Late Monday evening, a series of earthquakes triggered a long-anticipated volcanic eruption on the Reykjanes Peninsula in Iceland, just south of the capital city, Reykjavik. This development was confirmed by the Icelandic Meteorological Institute early Tuesday.
Prior to the eruption, the fishing town of Grindavík, located near the site of the volcanic activity, had been evacuated following the onset of seismic activity.
Additionally, the popular tourist destination, the Blue Lagoon - a collection of geothermal baths - has been closed as a precaution, as reported by the Icelandic media RÚV.
The lead-up to the eruption was marked by multiple earthquakes in the area, with the largest registering a magnitude of 4.2 on the Richter scale. Footage of the eruption, showing high spouts of lava, has been shared on various platforms, including a livestream on RÚV's website, showcasing the lava eruption from Mount Sýlingafell.
Kristín Jónsdóttir, director of the Icelandic Meteorological Institute, noted that the eruption began around 10:20 PM local time (an hour behind Denmark) and that there is a risk of lava flow towards Grindavík. She mentioned that such eruptions are often most violent in the beginning, and the institute is closely monitoring the situation.
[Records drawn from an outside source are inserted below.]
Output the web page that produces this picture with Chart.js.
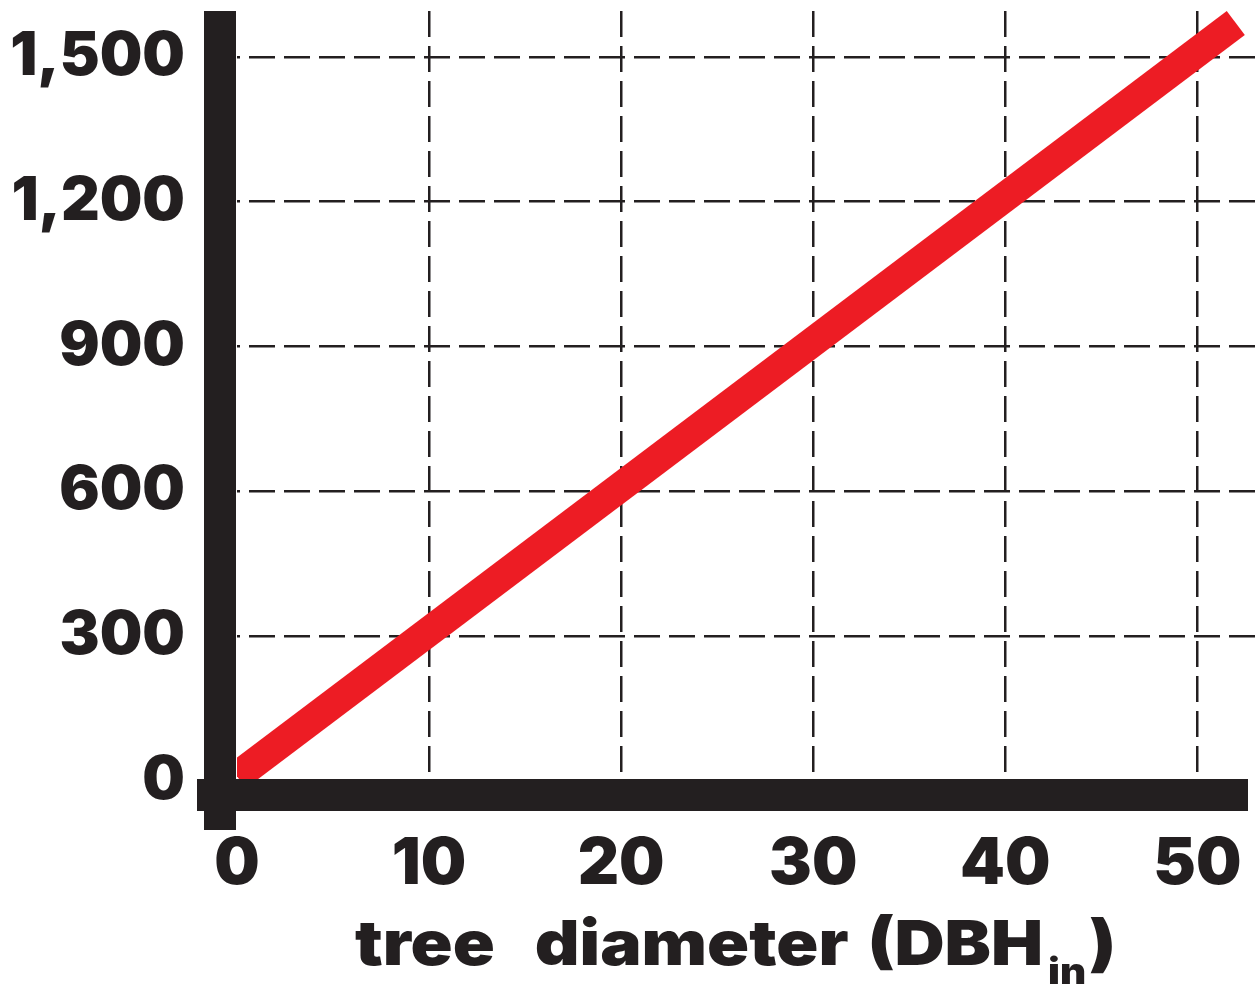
<!DOCTYPE html>
<html>
<head>
<meta charset="utf-8">
<title>tree diameter (DBH)</title>
<script src="https://cdn.jsdelivr.net/npm/chart.js@4"></script>
<style>
  html, body { margin: 0; padding: 0; background: #ffffff; }
  #wrap { width: 1255px; height: 985px; }
</style>
</head>
<body>
<div id="wrap"><canvas id="dbhChart"></canvas></div>
<script>
// Valores
const diameterValues = [0, 52];
const lineValues = [10, 1570];
const xTicks = [0, 10, 20, 30, 40, 50];
const yTicks = [0, 300, 600, 900, 1200, 1500];

const ink = '#231f20';
const red = '#ed1c24';
const heavyFont = 'Inter, Roboto, "Liberation Sans", sans-serif';

const points = diameterValues.map((x, i) => ({ x: x, y: lineValues[i] }));

// grade tracejada, sem linha no zero (fica atrás das barras pretas)
function gridColor(ctx) {
    return ctx.tick && ctx.tick.value === 0 ? 'rgba(0,0,0,0)' : ink;
}

// tira o espaço extra que o Chart.js reserva para os rótulos das pontas
function noEdgePadding(scale) {
    scale.paddingTop = 0;
    scale.paddingBottom = 0;
    scale.paddingLeft = 0;
    scale.paddingRight = 0;
}

// barras pretas grossas dos eixos, por cima da linha vermelha
const axisBars = {
    id: 'axisBars',
    afterDatasetsDraw(chart) {
        const { ctx, chartArea: a } = chart;
        ctx.save();
        ctx.fillStyle = ink;
        ctx.fillRect(a.left - 33, a.top, 32, a.bottom + 49 - a.top);
        ctx.fillRect(a.left - 40, a.bottom - 2, (a.right - 7) - (a.left - 40), 32);
        ctx.restore();
    }
};

// título do eixo x com o subscrito "in" (letra larga, como na figura)
const xTitle = {
    id: 'xTitle',
    afterDraw(chart) {
        const { ctx, chartArea: a } = chart;
        const big = '900 62px ' + heavyFont;
        const small = '900 36px ' + heavyFont;
        const sx = 1.12;
        const pieces = [
            { text: 'tree', font: big, dy: 0, gap: 40 },
            { text: 'diameter', font: big, dy: 0, gap: 19 },
            { text: '(DBH', font: big, dy: 0, gap: 5 },
            { text: 'in', font: small, dy: 19, gap: 3 },
            { text: ')', font: big, dy: 0, gap: 0 }
        ];
        ctx.save();
        ctx.fillStyle = ink;
        ctx.textBaseline = 'alphabetic';
        ctx.textAlign = 'left';
        let total = 0;
        pieces.forEach(p => {
            ctx.font = p.font;
            p.w = ctx.measureText(p.text).width * sx;
            total += p.w + p.gap;
        });
        let x = (a.left + a.right) / 2 - 10.5 - total / 2;
        pieces.forEach(p => {
            ctx.font = p.font;
            ctx.save();
            ctx.translate(x, 965 + p.dy);
            ctx.scale(sx, 1);
            ctx.fillText(p.text, 0, 0);
            ctx.restore();
            x += p.w + p.gap;
        });
        ctx.restore();
    }
};

const config = {
    type: 'line',
    data: {
        datasets: [{
            data: points,
            borderColor: red,
            borderWidth: 30,
            borderCapStyle: 'butt',
            pointRadius: 0,
            tension: 0
        }]
    },
    options: {
        responsive: true,
        maintainAspectRatio: false,
        animation: false,
        layout: { padding: { top: 11, right: 0, bottom: 0, left: 0 } },
        plugins: {
            legend: { display: false },
            tooltip: { enabled: false }
        },
        scales: {
            x: {
                type: 'linear',
                min: 0,
                max: 53,
                afterBuildTicks: scale => { scale.ticks = xTicks.map(v => ({ value: v })); },
                afterFit: scale => { scale.height = 204; noEdgePadding(scale); },
                grid: { color: gridColor, lineWidth: 2.5, drawTicks: false },
                border: { display: false, dash: [26, 9], dashOffset: 0 },
                ticks: {
                    color: ink,
                    padding: 45,
                    maxRotation: 0,
                    autoSkip: false,
                    font: { family: heavyFont, size: 64, weight: '900' }
                }
            },
            y: {
                type: 'linear',
                min: 0,
                max: 1595,
                afterBuildTicks: scale => { scale.ticks = yTicks.map(v => ({ value: v })); },
                afterFit: scale => { scale.width = 237; noEdgePadding(scale); },
                grid: { color: gridColor, lineWidth: 2.5, drawTicks: false },
                border: { display: false, dash: [26, 9], dashOffset: 23 },
                ticks: {
                    color: ink,
                    padding: 52,
                    autoSkip: false,
                    font: { family: heavyFont, size: 60, weight: '900' },
                    callback: v => v.toLocaleString('en-US')
                }
            }
        }
    },
    plugins: [axisBars, xTitle]
};

const dbhChart = new Chart(document.getElementById('dbhChart'), config);
</script>
</body>
</html>
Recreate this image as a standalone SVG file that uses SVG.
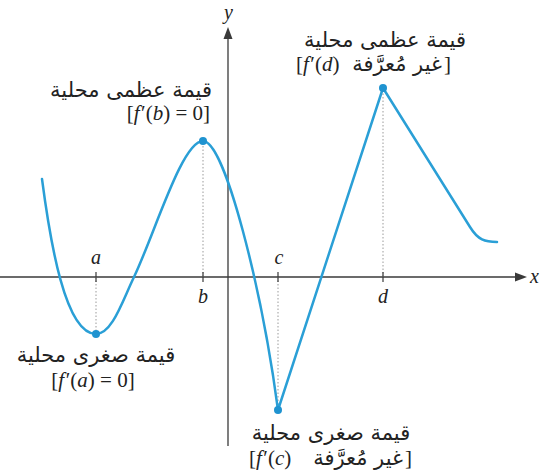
<svg xmlns="http://www.w3.org/2000/svg" width="540" height="476" viewBox="0 0 540 476">
<style>
.ax{stroke:#3a3a3a;stroke-width:1.3;fill:none}
.tick{stroke:#3a3a3a;stroke-width:1.2}
.dot{stroke:#9a9a9a;stroke-width:1;stroke-dasharray:1.5 2;fill:none}
.curve{stroke:#2a9fd6;stroke-width:2.5;fill:none;stroke-linejoin:round;stroke-linecap:round}
.pt{fill:#1f93d0}
.ar{font-family:"DejaVu Sans",sans-serif;font-size:21px;fill:#222}
.m{font-family:"Liberation Serif",serif;font-size:21px;fill:#222}
.l{font-family:"Liberation Serif",serif;font-size:20px;fill:#222;font-style:italic}
.i{font-style:italic}
</style>
<rect width="540" height="476" fill="#fff"/>
<g id="axes">
<line class="ax" x1="0" y1="277" x2="518" y2="277"/>
<polygon points="527,277 515,272.5 515,281.5" fill="#3a3a3a"/>
<line class="ax" x1="228" y1="446" x2="228" y2="36"/>
<polygon points="228,27 223.5,39 232.5,39" fill="#3a3a3a"/>
<text class="l" x="530" y="283">x</text>
<text class="l" x="224" y="19">y</text>
</g>
<g id="guides">
<line class="dot" x1="96" y1="277" x2="96" y2="334"/>
<line class="dot" x1="203" y1="277" x2="203" y2="141"/>
<line class="dot" x1="278" y1="277" x2="278" y2="410"/>
<line class="dot" x1="383" y1="277" x2="383" y2="88"/>
<line class="tick" x1="96" y1="272" x2="96" y2="282"/>
<line class="tick" x1="203" y1="272" x2="203" y2="282"/>
<line class="tick" x1="278" y1="272" x2="278" y2="282"/>
<line class="tick" x1="383" y1="272" x2="383" y2="282"/>
<text class="l" x="96" y="264" text-anchor="middle">a</text>
<text class="l" x="203" y="303" text-anchor="middle">b</text>
<text class="l" x="279" y="264" text-anchor="middle">c</text>
<text class="l" x="383" y="303" text-anchor="middle">d</text>
</g>
<g id="connectors">
<path class="curve" d="M42,179 C50,240 65,334 96,334 C112,334 122,302 134,277 C155,233 182,141 203,141 C225,141 262,290 278,410 L383,88 L470,227 C478,240 485,242 497,242"/>
</g>
<g id="point-a">
<circle class="pt" cx="96" cy="334" r="4"/>
<text class="ar" x="96" y="362" text-anchor="middle">قيمة صغرى محلية</text>
<text class="m" x="93" y="387" text-anchor="middle">[<tspan class="i">f</tspan><tspan dx="1.5">′(</tspan><tspan class="i">a</tspan>) = 0]</text>
</g>
<g id="point-b">
<circle class="pt" cx="203" cy="141" r="4"/>
<text class="ar" x="212" y="97" text-anchor="end">قيمة عظمى محلية</text>
<text class="m" x="210" y="120" text-anchor="end">[<tspan class="i">f</tspan><tspan dx="1.5">′(</tspan><tspan class="i">b</tspan>) = 0]</text>
</g>
<g id="point-c">
<circle class="pt" cx="278" cy="410" r="4"/>
<text class="ar" x="331" y="440" text-anchor="middle">قيمة صغرى محلية</text>
<text class="m" x="249" y="465">[<tspan class="i">f</tspan><tspan dx="1.5">′(</tspan><tspan class="i">c</tspan>)</text>
<text class="ar" x="403" y="465" text-anchor="end">غير مُعرَّفة</text>
<text class="m" x="405" y="465">]</text>
</g>
<g id="point-d">
<circle class="pt" cx="383" cy="88" r="4"/>
<text class="ar" x="385" y="47" text-anchor="middle">قيمة عظمى محلية</text>
<text class="m" x="296" y="71">[<tspan class="i">f</tspan><tspan dx="1.5">′(</tspan><tspan class="i">d</tspan>)</text>
<text class="ar" x="442" y="71" text-anchor="end">غير مُعرَّفة</text>
<text class="m" x="444" y="71">]</text>
</g>
</svg>
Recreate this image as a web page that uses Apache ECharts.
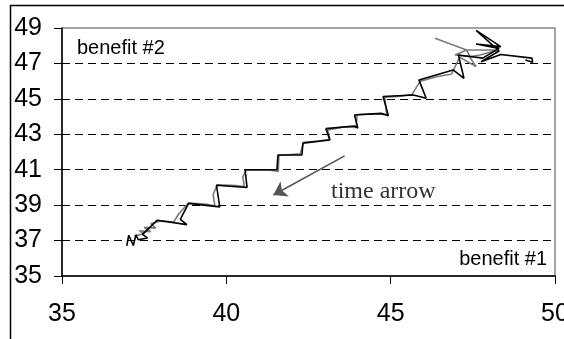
<!DOCTYPE html>
<html><head><meta charset="utf-8">
<script src="https://cdn.jsdelivr.net/npm/echarts@6/dist/echarts.min.js"></script>
<style>html,body{margin:0;padding:0;background:#fff}#c{width:564px;height:339px}</style>
</head><body><div id="c"></div>
<script>
// ---- data ----
const xTicks = [35, 40, 45, 50];
const yTicks = [35, 37, 39, 41, 43, 45, 47, 49];
const blackX = [36.97,37.03,37.17,37.25,37.32,37.6,37.45,37.9,38.8,38.6,38.85,39.8,39.7,40.63,40.57,41.54,41.57,42.3,42.33,43.15,43.03,43.89,44.0,43.9,44.71,44.93,44.77,45.69,46.08,45.86,46.9,47.23,47.06,47.8,48.3,47.6,48.35,47.6,48.3,47.75,48.35,49.3,49.32,49.1];
const blackY = [36.7,37.3,36.72,37.32,37.05,37.15,37.35,38.15,37.9,38.2,39.1,38.9,40.12,40.0,41.0,41.0,41.83,41.83,42.5,42.68,43.32,43.47,43.35,44.09,44.18,44.05,45.13,45.22,45.03,46.07,46.63,46.16,47.48,47.3,47.85,48.1,47.95,48.87,47.7,47.1,47.5,47.3,47.06,47.2];
const grayX = [37.2,37.5,37.35,37.7,37.5,37.85,37.7,38.0,38.4,38.55,38.85,39.4,39.65,39.6,39.72,40.3,40.55,40.5,40.62,41.3,41.58,41.6,42.25,42.35,42.8,43.15,43.08,43.6,43.95,43.98,44.5,44.88,44.82,45.3,45.65,45.9,46.4,46.85,47.1,47.6,47.4,47.72,48.27,47.31,46.96,47.41,47.31,46.35];
const grayY = [37.25,37.4,37.55,37.5,37.75,37.7,37.95,38.1,38.05,38.5,39.12,39.05,38.95,39.6,40.15,40.1,40.05,40.6,41.0,40.98,40.9,41.8,41.9,42.55,42.62,42.72,43.25,43.42,43.38,44.12,44.15,44.12,45.1,45.15,45.25,46.0,46.25,46.4,47.35,46.82,47.38,47.48,47.76,47.76,47.48,47.38,47.76,48.42];
const arrowFrom = [43.6, 41.78];
const arrowTo = [41.43, 39.57];
const yAxisName = 'benefit #2';
const xAxisName = 'benefit #1';
const arrowText = 'time arrow';

const zip = (a, b) => a.map((v, i) => [v, b[i]]);
const sans = 'Liberation Sans, Arial, sans-serif';

const chart = echarts.init(document.getElementById('c'), null, {renderer: 'canvas'});
chart.setOption({
  animation: false,
  backgroundColor: '#fff',
  grid: {left: 62, top: 28, right: 9, bottom: 63, containLabel: false, outerBoundsMode: 'none',
         show: true, borderColor: '#888', borderWidth: 1.5, backgroundColor: 'transparent'},
  xAxis: {
    type: 'value', min: xTicks[0], max: xTicks[xTicks.length - 1], interval: 5,
    axisLine: {show: true, onZero: false, lineStyle: {color: '#000', width: 1.5}},
    axisTick: {show: true, length: 8, lineStyle: {color: '#000', width: 1}},
    axisLabel: {fontSize: 25, fontFamily: sans, color: '#000', margin: 26, hideOverlap: false},
    splitLine: {show: false}
  },
  yAxis: {
    type: 'value', min: yTicks[0], max: yTicks[yTicks.length - 1], interval: 2,
    axisLine: {show: true, onZero: false, lineStyle: {color: '#000', width: 1.5}},
    axisTick: {show: true, length: 8, lineStyle: {color: '#000', width: 1}},
    axisLabel: {fontSize: 25, fontFamily: sans, color: '#000', margin: 20, hideOverlap: false},
    splitLine: {show: true, showMinLine: false, showMaxLine: false, lineStyle: {color: '#000', width: 1, type: [8, 5]}}
  },
  series: [
    {type: 'line', data: zip(grayX, grayY), showSymbol: false, symbol: 'none', z: 3,
     lineStyle: {color: '#7a7a7a', width: 1.6}},
    {type: 'line', data: zip(blackX, blackY), showSymbol: false, symbol: 'none', z: 4,
     lineStyle: {color: '#000', width: 1.6}},
    {type: 'lines', coordinateSystem: 'cartesian2d', z: 5,
     symbol: ['none', 'arrow'], symbolSize: [0, 13],
     lineStyle: {color: '#555', width: 1.6, opacity: 1},
     itemStyle: {color: '#666'},
     data: [{coords: [arrowFrom, arrowTo]}]}
  ],
  graphic: [
    {type: 'polyline', shape: {points: [[10.5, 339], [10.5, 5.5], [564, 5.5]]}, style: {stroke: '#000', lineWidth: 1.5, fill: null}, z: 10},
    {type: 'text', style: {text: yAxisName, x: 77, y: 48.5, font: '20px ' + sans, fill: '#000', textAlign: 'left', textVerticalAlign: 'middle'}, z: 10},
    {type: 'text', style: {text: xAxisName, x: 547, y: 259.5, font: '20px ' + sans, fill: '#000', textAlign: 'right', textVerticalAlign: 'middle'}, z: 10},
    {type: 'text', style: {text: arrowText, x: 331, y: 192, font: '24px Liberation Serif, Times New Roman, serif', fill: '#333', textAlign: 'left', textVerticalAlign: 'middle'}, z: 10}
  ]
});
</script></body></html>
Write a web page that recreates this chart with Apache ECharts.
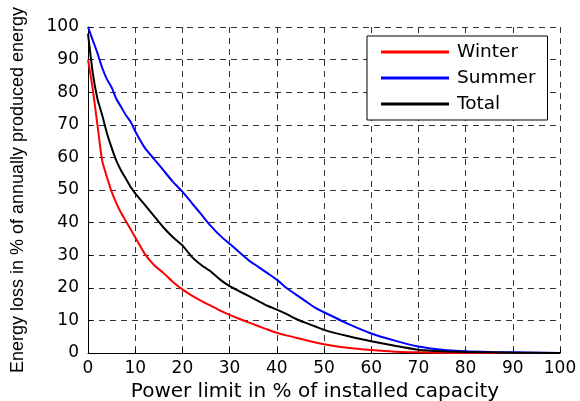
<!DOCTYPE html>
<html>
<head>
<meta charset="utf-8">
<script src="https://cdn.jsdelivr.net/npm/echarts@6/dist/echarts.min.js"></script>
<style>html,body{margin:0;padding:0;background:#fff;}#c{width:580px;height:401px;}</style>
</head>
<body>
<div id="c"></div>
<script>
const powerLimit = [0,1,2,3,4,5,6,7,8,9,10,12,14,16,18,20,22,24,26,28,30,32,34,36,38,40,42,44,46,48,50,55,60,65,70,75,80,85,90,95,100];
const winter = [90,81,70,59,54,49.5,46,43,40.5,38,35.5,30.5,27,24.5,21.8,19.5,17.6,16,14.5,13,11.7,10.5,9.4,8.3,7.2,6.2,5.4,4.7,4.0,3.3,2.7,1.6,0.9,0.4,0.2,0.05,0,0,0,0,0];
const summer = [100,96,92,87.5,84,81.5,78,75.5,73,71,68,63,59.5,56,52.5,49.5,46,42.5,39,36,33.5,31,28.5,26.5,24.5,22.5,20,18,16,14,12.5,9,6,3.8,2,1,0.5,0.3,0.2,0.1,0];
const total = [98,86,78,73,67.5,63,59,56,53.5,51,49,45.5,42,38.5,35.5,33,29.5,27,25,22.5,20.5,19,17.5,16,14.5,13.3,12,10.5,9.3,8.2,7.1,5.2,3.6,2.2,1.0,0.5,0.3,0.2,0.1,0.05,0];
const seriesNames = ['Winter','Summer','Total'];
const xTitle = 'Power limit in % of installed capacity';
const yTitle = 'Energy loss in % of annually produced energy';

const pair = arr => powerLimit.map((x,i) => [x, arr[i]]);
const WIDE = 'DejaVu Sans';
const ARIAL = 'Liberation Sans';
const gridLine = {show:true, lineStyle:{color:'#333', width:1, type:[6,5]}};

const chart = echarts.init(document.getElementById('c'));
chart.setOption({
  animation:false,
  backgroundColor:'#fff',
  grid:{left:88, right:20, top:27, bottom:48, containLabel:false, outerBoundsMode:'none'},
  legend:{
    orient:'vertical', left:367, top:36,
    data:seriesNames,
    icon:'rect', itemWidth:68, itemHeight:3, itemGap:6,
    padding:[6,12,6,14],
    backgroundColor:'#fff', borderColor:'#000', borderWidth:1, borderRadius:0,
    textStyle:{fontFamily:WIDE, fontSize:18.5, color:'#000', lineHeight:20, padding:[0,0,0,3]}
  },
  xAxis:{
    type:'value', min:0, max:100, interval:10,
    name:xTitle, nameLocation:'middle', nameGap:27,
    nameTextStyle:{fontFamily:WIDE, fontSize:20, color:'#000', padding:[0,18,0,0]},
    axisLine:{show:true, lineStyle:{color:'#000', width:1}},
    axisTick:{show:true, inside:true, length:4, lineStyle:{color:'#000'}},
    axisLabel:{fontFamily:WIDE, fontSize:17, color:'#000', margin:7},
    splitLine:gridLine
  },
  yAxis:{
    type:'value', min:0, max:100, interval:10,
    name:yTitle, nameLocation:'middle', nameGap:61, nameRotate:90,
    nameTextStyle:{fontFamily:ARIAL, fontSize:18, color:'#000'},
    axisLine:{show:true, lineStyle:{color:'#000', width:1}},
    axisTick:{show:true, inside:true, length:4, lineStyle:{color:'#000'}},
    axisLabel:{fontFamily:WIDE, fontSize:17, color:'#000', margin:9},
    splitLine:gridLine
  },
  series:[
    {name:seriesNames[0], type:'line', data:pair(winter), showSymbol:false, smooth:0.2, lineStyle:{color:'#ff0000', width:2}, itemStyle:{color:'#ff0000'}},
    {name:seriesNames[1], type:'line', data:pair(summer), showSymbol:false, smooth:0.2, lineStyle:{color:'#0000ff', width:2}, itemStyle:{color:'#0000ff'}},
    {name:seriesNames[2], type:'line', data:pair(total), showSymbol:false, smooth:0.2, lineStyle:{color:'#000000', width:2}, itemStyle:{color:'#000000'}}
  ]
});
</script>
</body>
</html>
Víðir Reynisson, Iceland’s police commissioner for public protection, urged people to stay away from Reykjanes, emphasizing that this is not a tourist eruption. He also stated that the exact flow and location of the lava are not yet known, describing the eruption as strong and the lava spouts as quite high.
Despite the eruption, Reykjavik's international airport, approximately 15 kilometers northwest of the eruption site, remains open with no flight cancellations. "Currently, there are no disruptions to either departures or arrivals at Keflavik Airport," the airport stated on its website.
The Reykjanes Peninsula has experienced several volcanic eruptions in recent years, typically in uninhabited areas. As recently as March 2021, lava began flowing from a half-kilometer-long fissure only ten kilometers from Grindavík.